• _INFORMATION PROVIDED_:
## start
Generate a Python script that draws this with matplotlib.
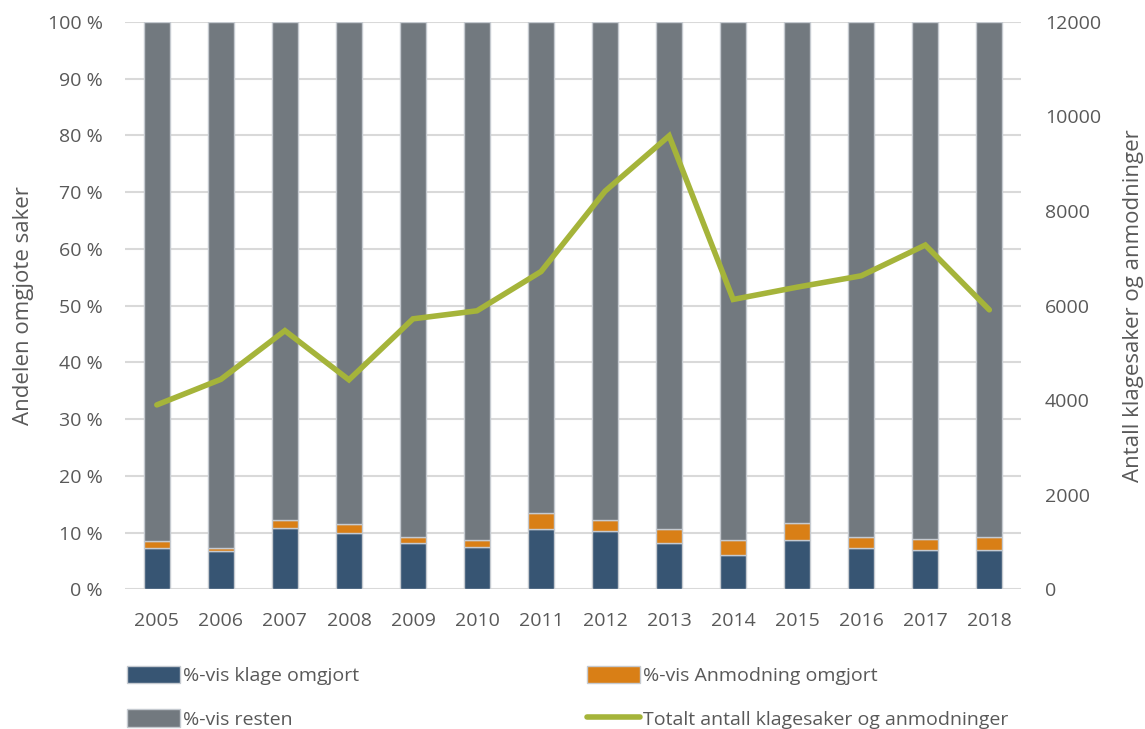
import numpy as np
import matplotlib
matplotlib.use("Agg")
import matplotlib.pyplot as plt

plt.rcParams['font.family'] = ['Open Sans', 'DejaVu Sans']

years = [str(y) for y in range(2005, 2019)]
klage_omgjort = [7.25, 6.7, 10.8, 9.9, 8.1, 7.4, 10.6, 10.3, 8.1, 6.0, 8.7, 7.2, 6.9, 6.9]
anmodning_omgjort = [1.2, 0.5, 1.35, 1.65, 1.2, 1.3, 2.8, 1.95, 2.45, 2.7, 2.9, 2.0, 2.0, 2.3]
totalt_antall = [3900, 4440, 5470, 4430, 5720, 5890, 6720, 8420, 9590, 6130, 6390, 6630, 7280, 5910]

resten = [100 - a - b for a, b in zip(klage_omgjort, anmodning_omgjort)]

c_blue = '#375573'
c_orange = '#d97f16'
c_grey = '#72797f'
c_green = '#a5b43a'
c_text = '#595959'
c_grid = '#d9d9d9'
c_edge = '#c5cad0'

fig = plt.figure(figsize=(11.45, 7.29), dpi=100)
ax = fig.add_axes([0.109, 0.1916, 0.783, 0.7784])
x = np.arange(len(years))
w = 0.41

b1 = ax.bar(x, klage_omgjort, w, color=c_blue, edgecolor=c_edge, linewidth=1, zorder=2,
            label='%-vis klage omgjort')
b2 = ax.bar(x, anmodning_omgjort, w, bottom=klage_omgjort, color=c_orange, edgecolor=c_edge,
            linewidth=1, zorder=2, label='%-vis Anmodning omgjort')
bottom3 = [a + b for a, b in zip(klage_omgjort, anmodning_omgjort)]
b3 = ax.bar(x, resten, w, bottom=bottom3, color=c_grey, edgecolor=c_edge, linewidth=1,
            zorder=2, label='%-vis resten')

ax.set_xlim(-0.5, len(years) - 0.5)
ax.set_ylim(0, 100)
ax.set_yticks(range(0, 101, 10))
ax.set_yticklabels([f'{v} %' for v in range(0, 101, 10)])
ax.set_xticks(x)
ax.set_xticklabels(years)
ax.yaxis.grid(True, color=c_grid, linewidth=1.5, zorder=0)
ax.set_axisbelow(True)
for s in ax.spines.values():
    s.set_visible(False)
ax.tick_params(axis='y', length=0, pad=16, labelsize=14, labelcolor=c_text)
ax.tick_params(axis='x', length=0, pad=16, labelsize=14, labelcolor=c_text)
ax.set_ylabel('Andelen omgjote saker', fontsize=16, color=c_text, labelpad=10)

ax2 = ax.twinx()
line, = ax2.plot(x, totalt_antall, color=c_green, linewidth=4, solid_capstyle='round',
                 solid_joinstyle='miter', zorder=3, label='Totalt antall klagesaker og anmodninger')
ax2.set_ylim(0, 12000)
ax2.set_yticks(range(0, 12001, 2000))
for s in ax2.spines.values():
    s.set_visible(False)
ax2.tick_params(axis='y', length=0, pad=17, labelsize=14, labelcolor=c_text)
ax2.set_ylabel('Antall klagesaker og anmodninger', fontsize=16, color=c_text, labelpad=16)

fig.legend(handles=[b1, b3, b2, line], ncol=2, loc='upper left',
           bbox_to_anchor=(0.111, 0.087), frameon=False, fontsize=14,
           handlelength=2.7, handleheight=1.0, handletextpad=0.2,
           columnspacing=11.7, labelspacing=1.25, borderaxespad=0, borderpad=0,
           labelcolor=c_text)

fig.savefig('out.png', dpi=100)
## end
• _YOUR TASK_: Images should not appear in the copy; retype the listing above exactly.

• _THE SOLUTION_:
Generate a Python script that draws this with matplotlib.
import numpy as np
import matplotlib
matplotlib.use("Agg")
import matplotlib.pyplot as plt

plt.rcParams['font.family'] = ['Open Sans', 'DejaVu Sans']

years = [str(y) for y in range(2005, 2019)]
klage_omgjort = [7.25, 6.7, 10.8, 9.9, 8.1, 7.4, 10.6, 10.3, 8.1, 6.0, 8.7, 7.2, 6.9, 6.9]
anmodning_omgjort = [1.2, 0.5, 1.35, 1.65, 1.2, 1.3, 2.8, 1.95, 2.45, 2.7, 2.9, 2.0, 2.0, 2.3]
totalt_antall = [3900, 4440, 5470, 4430, 5720, 5890, 6720, 8420, 9590, 6130, 6390, 6630, 7280, 5910]

resten = [100 - a - b for a, b in zip(klage_omgjort, anmodning_omgjort)]

c_blue = '#375573'
c_orange = '#d97f16'
c_grey = '#72797f'
c_green = '#a5b43a'
c_text = '#595959'
c_grid = '#d9d9d9'
c_edge = '#c5cad0'

fig = plt.figure(figsize=(11.45, 7.29), dpi=100)
ax = fig.add_axes([0.109, 0.1916, 0.783, 0.7784])
x = np.arange(len(years))
w = 0.41

b1 = ax.bar(x, klage_omgjort, w, color=c_blue, edgecolor=c_edge, linewidth=1, zorder=2,
            label='%-vis klage omgjort')
b2 = ax.bar(x, anmodning_omgjort, w, bottom=klage_omgjort, color=c_orange, edgecolor=c_edge,
            linewidth=1, zorder=2, label='%-vis Anmodning omgjort')
bottom3 = [a + b for a, b in zip(klage_omgjort, anmodning_omgjort)]
b3 = ax.bar(x, resten, w, bottom=bottom3, color=c_grey, edgecolor=c_edge, linewidth=1,
            zorder=2, label='%-vis resten')

ax.set_xlim(-0.5, len(years) - 0.5)
ax.set_ylim(0, 100)
ax.set_yticks(range(0, 101, 10))
ax.set_yticklabels([f'{v} %' for v in range(0, 101, 10)])
ax.set_xticks(x)
ax.set_xticklabels(years)
ax.yaxis.grid(True, color=c_grid, linewidth=1.5, zorder=0)
ax.set_axisbelow(True)
for s in ax.spines.values():
    s.set_visible(False)
ax.tick_params(axis='y', length=0, pad=16, labelsize=14, labelcolor=c_text)
ax.tick_params(axis='x', length=0, pad=16, labelsize=14, labelcolor=c_text)
ax.set_ylabel('Andelen omgjote saker', fontsize=16, color=c_text, labelpad=10)

ax2 = ax.twinx()
line, = ax2.plot(x, totalt_antall, color=c_green, linewidth=4, solid_capstyle='round',
                 solid_joinstyle='miter', zorder=3, label='Totalt antall klagesaker og anmodninger')
ax2.set_ylim(0, 12000)
ax2.set_yticks(range(0, 12001, 2000))
for s in ax2.spines.values():
    s.set_visible(False)
ax2.tick_params(axis='y', length=0, pad=17, labelsize=14, labelcolor=c_text)
ax2.set_ylabel('Antall klagesaker og anmodninger', fontsize=16, color=c_text, labelpad=16)

fig.legend(handles=[b1, b3, b2, line], ncol=2, loc='upper left',
           bbox_to_anchor=(0.111, 0.087), frameon=False, fontsize=14,
           handlelength=2.7, handleheight=1.0, handletextpad=0.2,
           columnspacing=11.7, labelspacing=1.25, borderaxespad=0, borderpad=0,
           labelcolor=c_text)

fig.savefig('out.png', dpi=100)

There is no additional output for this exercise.